Did you read my response earlier regarding how municipal bonds work? I'm not going to keep repeating how municipal bonds work. You either have already convinced yourself that you are right or you aren't reading my posts at all.
They couldn't have chose to allocate those bonds to teacher's salaries, but they didn't have to use them all. Essentially wasting taxpayer's money while the school is bleeding money.
Here is my last explanation:
- Bonds levels are approved on a schedule basis for each asset type. Allen was approved for $60MM of bonds all specifically for different parts of the buildout.
- That Approval does not require the city to use every dollar of distribution. If they decided that maybe a Jumbotron was a bit much for a high school in a $4.5MM deficet, then they could have chosen to not allocate those bonds.
- Now, this money couldn't be used elsewhere because they are specifically tied to the stadium. But this would lower the taxpayer burden of the bond issuance and in turn lower the specific tax increase necessary to create funds for the project.

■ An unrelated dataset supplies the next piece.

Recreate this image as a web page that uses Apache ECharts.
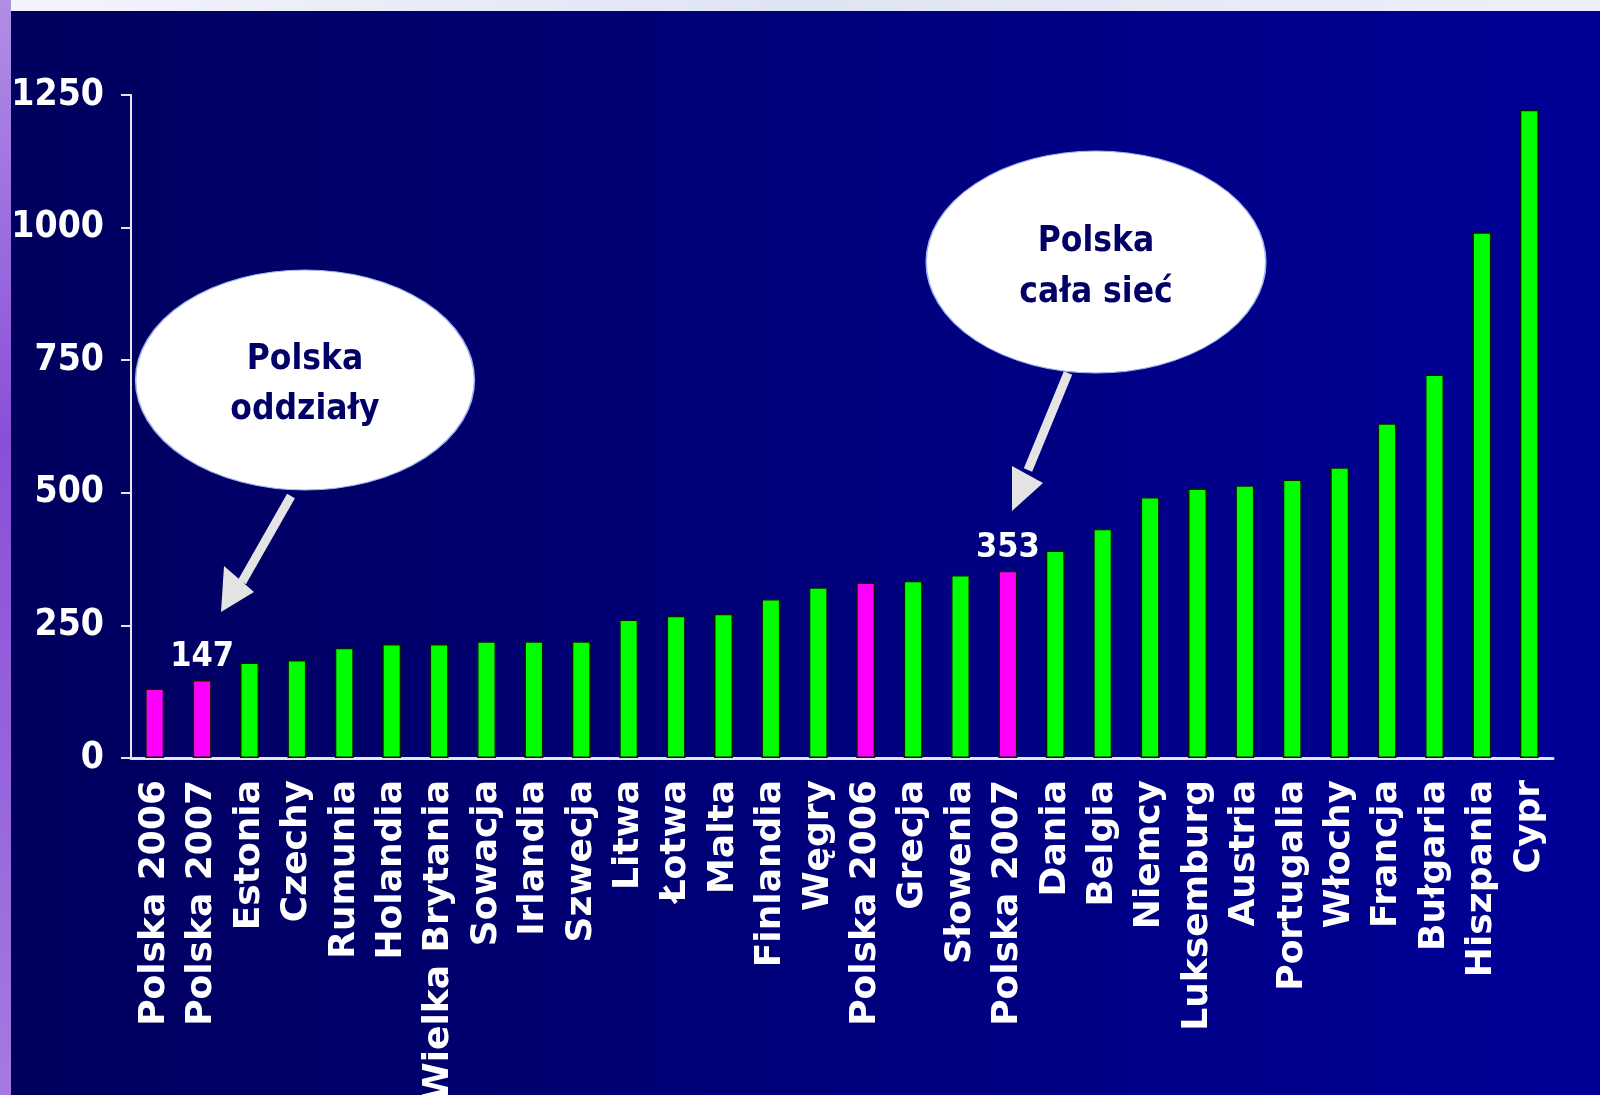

- With this lower tax hike, if they wanted to address the loss of teachers, lack of tools or create scholarships. Then they could vote for new legislation to create those. They would be completely seperate from the stadium bonds, but if they already agreed to the tax hike necessary for the stadium, maybe they would accept a rate increase to the original amount to fulfill the bond issuance. Albeit, the difference being new operating budget.